Banking and Insurance

ENSA returns to profits with 150 percent increase in net income

Until June of this year, the public insurance company ENSA - in the process of privatization - obtained 1.68 billion kwanzas in profits. This growth represents an increase of 150 percent over the 667 million kwanzas recorded in the first half of 2019.

: Nelson Malamba/Angop
Nelson Malamba/Angop  

"The insurance company ENSA - Seguros de Angola returned to profits with a net profit of 1.68 billion kwanzas in the semester ended June 30, an increase of 150 percent," can be read in a statement sent to VerAngola.

According to the document, the results reflect 33 percent growth in the volume of premiums, to 53 billion kwanzas, "despite fewer new policies, as a result of the economic crisis caused by the pandemic".

Carlos Duarte, chairman of the insurance company's board of directors, cited in the document, stresses that these results "already reflect the 2020-2022 Strategic Plan and its financial sanitation measures".

"In the second half of the year, we will maintain the objective of improving these results, increasing the training of our employees and preparing ENSA for a successful privatization," assured Carlos Duarte, adding that "the transversal impacts of the pandemic are enormous," but affirming that he believes the insurance company is on the right track to strengthen its "solidity and sustainability".

The note also states that the insurer continues to stand out in the market with a 35 percent share, "being the health insurance, work accidents and automobile accidents the ones that have more weight in the portfolio, being the leading insurer in these segments".

There has been a drop in the accident rate, which has gone from 44 percent last year to 33 percent this year.
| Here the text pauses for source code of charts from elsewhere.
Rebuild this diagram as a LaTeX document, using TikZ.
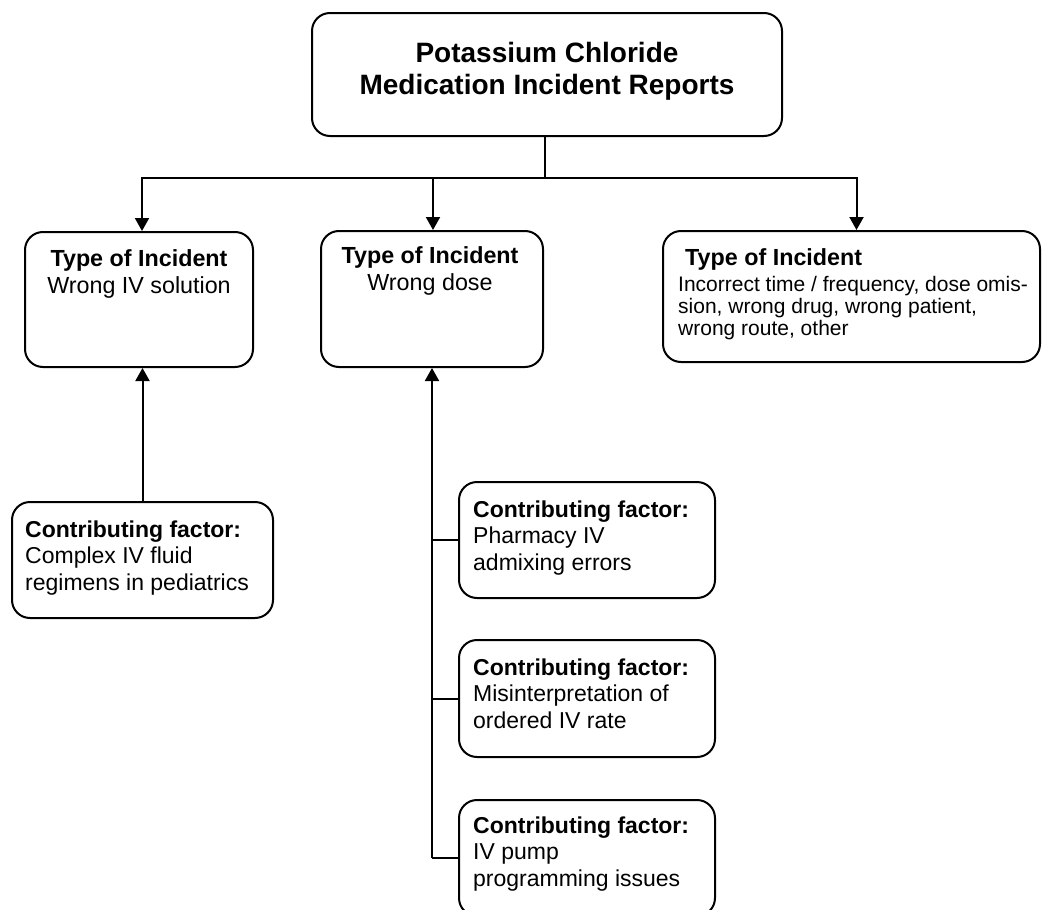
\documentclass[tikz,border=0pt]{standalone}
\usepackage{fontspec}
\setmainfont{Liberation Sans}
\usetikzlibrary{arrows.meta}
\begin{document}
\begin{tikzpicture}[x=1pt,y=-1pt,
  box/.style={draw=black,line width=2pt,rounded corners=18pt,fill=white,inner sep=0pt},
  conn/.style={draw=black,line width=2pt},
  arr/.style={conn,-{Triangle[width=14pt,length=13pt]}},
  titletext/.style={font=\fontsize{28}{32}\selectfont\bfseries,align=center,anchor=base,inner sep=0pt},
  typetext/.style={font=\fontsize{23.3}{26.5}\selectfont,align=center,anchor=base,inner sep=0pt},
  righttext/.style={font=\fontsize{21}{22}\selectfont,align=left,anchor=base west,inner sep=0pt},
  contribtext/.style={font=\fontsize{23}{26.5}\selectfont,align=left,anchor=base west,inner sep=0pt}
]
\useasboundingbox[fill=white] (0,0) rectangle (1042,910);
\begin{scope}
\clip (0,0) rectangle (1042,910);
% boxes
\node[box,minimum width=470pt,minimum height=123pt] (top) at (547,74.5) {};
\node[box,minimum width=228pt,minimum height=135pt] (t1) at (139,299.5) {};
\node[box,minimum width=222pt,minimum height=136pt] (t2) at (432,299) {};
\node[box,minimum width=377pt,minimum height=131pt] (t3) at (851.5,296.5) {};
\node[box,minimum width=261pt,minimum height=116pt] (c1) at (142.5,560) {};
\node[box,minimum width=256pt,minimum height=116pt] (c2) at (587,540) {};
\node[box,minimum width=256pt,minimum height=117pt] (c3) at (587,698.5) {};
\node[box,minimum width=256pt,minimum height=116pt] (c4) at (587,858) {};
% texts (base anchor = baseline of the last line)
\node[titletext] (toptext) at (547,94) {Potassium Chloride\\Medication Incident Reports};
\node[typetext] (t1text) at (139,293) {\textbf{Type of Incident}\\Wrong IV solution};
\node[typetext] (t2text) at (430,290) {\textbf{Type of Incident}\\Wrong dose};
\node[typetext,anchor=base west] (t3title) at (685,265) {\textbf{Type of Incident}};
\node[righttext] (t3text) at (678,335) {Incorrect time / frequency, dose omis-\\sion, wrong drug, wrong patient,\\wrong route, other};
\node[contribtext] (c1text) at (25,590) {\textbf{Contributing factor:}\\Complex IV fluid\\regimens in pediatrics};
\node[contribtext] (c2text) at (473,570) {\textbf{Contributing factor:}\\Pharmacy IV\\admixing errors};
\node[contribtext] (c3text) at (473,728) {\textbf{Contributing factor:}\\Misinterpretation of\\ordered IV rate};
\node[contribtext] (c4text) at (473,886) {\textbf{Contributing factor:}\\IV pump\\programming issues};
% connectors
\coordinate (hub) at ([xshift=-2pt]top.south |- 0,178);
\draw[conn] ([xshift=-2pt]top.south) -- (hub);
\draw[arr] (hub) -| ([xshift=3pt]t1.north);
\draw[arr] (hub) -| ([xshift=1pt]t2.north);
\draw[arr] (hub) -| ([xshift=5pt]t3.north);
\draw[arr] (c1.north) -- (c1.north |- t1.south);
\coordinate (spinebot) at (c4.west -| t2.south);
\draw[arr] (spinebot) -- (t2.south);
\draw[conn] (c2.west) -- (c2.west -| t2.south);
\draw[conn] (c3.west) -- (c3.west -| t2.south);
\draw[conn] (c4.west) -- (spinebot);
\end{scope}
\end{tikzpicture}
\end{document}
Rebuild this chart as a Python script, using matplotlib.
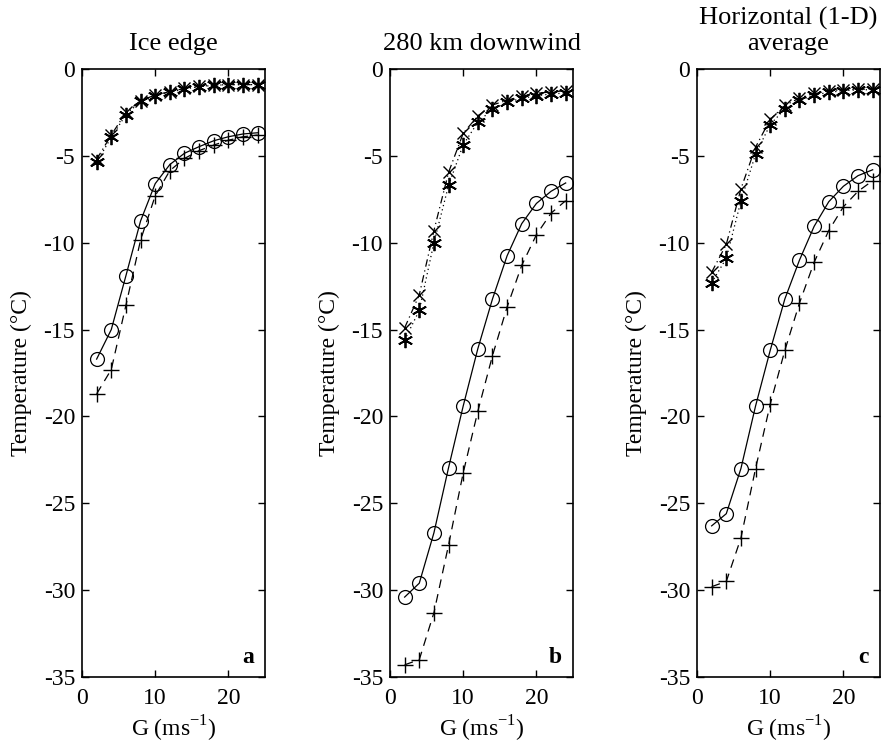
import numpy as np
import matplotlib
matplotlib.use("Agg")
import matplotlib.pyplot as plt

plt.rcParams["font.family"] = ["Liberation Serif", "DejaVu Serif"]
plt.rcParams["axes.unicode_minus"] = False

wind = [2, 4, 6, 8, 10, 12, 14, 16, 18, 20, 22, 24]

titles = ["Ice edge", "280 km downwind", "Horizontal (1-D)\naverage"]
letters = ["a", "b", "c"]

# series per panel: circles (solid), plus (dashed), cross (dash-dot), asterisk (dotted)
circ = [
    [-16.7, -15.0, -11.9, -8.75, -6.6, -5.5, -4.85, -4.47, -4.13, -3.9, -3.74, -3.67],
    [-30.4, -29.6, -26.7, -22.95, -19.4, -16.1, -13.24, -10.75, -8.9, -7.74, -7.04, -6.56],
    [-26.3, -25.6, -23.0, -19.4, -16.2, -13.24, -11.0, -9.06, -7.64, -6.75, -6.14, -5.8],
]
plus = [
    [-18.7, -17.3, -13.6, -9.85, -7.3, -5.85, -5.15, -4.7, -4.38, -4.1, -3.9, -3.8],
    [-34.3, -34.0, -31.3, -27.4, -23.25, -19.7, -16.5, -13.7, -11.3, -9.54, -8.3, -7.58],
    [-29.8, -29.5, -27.0, -23.0, -19.3, -16.2, -13.47, -11.13, -9.3, -7.93, -7.04, -6.43],
]
cross = [
    [-5.2, -3.8, -2.5, -1.82, -1.5, -1.3, -1.12, -1.0, -0.93, -0.9, -0.9, -0.9],
    [-14.9, -13.0, -9.3, -5.95, -3.7, -2.7, -2.07, -1.8, -1.57, -1.4, -1.32, -1.25],
    [-11.7, -10.1, -6.9, -4.5, -2.9, -2.1, -1.67, -1.4, -1.25, -1.19, -1.17, -1.15],
]
star = [
    [-5.37, -3.93, -2.63, -1.86, -1.54, -1.34, -1.15, -1.02, -0.94, -0.9, -0.9, -0.9],
    [-15.6, -13.9, -10.0, -6.7, -4.36, -3.07, -2.3, -1.92, -1.69, -1.54, -1.44, -1.38],
    [-12.3, -10.9, -7.6, -4.9, -3.2, -2.3, -1.8, -1.5, -1.34, -1.25, -1.2, -1.19],
]

fig = plt.figure(figsize=(8.88, 7.44), dpi=100)
lefts = [82, 390, 697]
fs = 17

for i in range(3):
    ax = fig.add_axes([lefts[i] / 888, 67 / 744, 183 / 888, 608 / 744])
    lw = 0.9
    ax.plot(wind, circ[i], "-", color="k", lw=lw, marker="o", mfc="none",
            ms=10, mew=0.9)
    ax.plot(wind, plus[i], color="k", lw=lw, ls=(0, (7, 5)), marker="+",
            ms=11, mew=1.0)
    ax.plot(wind, cross[i], color="k", lw=lw, ls=(0, (6, 3, 1, 3)), marker="x",
            ms=9, mew=1.0)
    ax.plot(wind, star[i], color="k", lw=lw, ls=(0, (1, 2.5)), marker=(6, 2, 0),
            ms=11, mew=1.3)

    ax.set_xlim(0, 25)
    ax.set_ylim(-35, 0)
    ax.set_xticks([0, 10, 20])
    ax.set_yticks(np.arange(-35, 1, 5))
    ax.tick_params(direction="in", length=5, width=1, top=True, right=True,
                   labelsize=fs)
    ax.tick_params(axis="x", pad=8)
    ax.tick_params(axis="y", pad=5)
    for s in ax.spines.values():
        s.set_linewidth(1.2)
    ax.set_xlabel("G (ms$^{\\mathregular{-1}}$)", fontsize=fs, labelpad=3)
    ax.set_ylabel("Temperature (°C)", fontsize=fs, labelpad=8)
    ax.set_title(titles[i], fontsize=19, pad=14, linespacing=1.15)
    ax.text(0.94, 0.015, letters[i], transform=ax.transAxes, ha="right",
            va="bottom", fontsize=fs, fontweight="bold")

fig.savefig("out.png", dpi=100)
There was also an increase of one percent in claims costs, mainly explained by the impact of inflation, the document states.

"Technical costs increased 20 percent in the semester due to the strengthening of provisions and ENSA's more conservative approach to its responsibilities. Operating costs increased 19 per cent as a result of ongoing restructuring, but are still expected to be lower in 2020 than in the previous year".

As for the coverage ratio, "technical provisions stand at 130 per cent, as a result of an effort to avoid impairments and provisions in anticipation of the effects of the financial reorganization in execution of the aforementioned Strategic Plan", the note adds.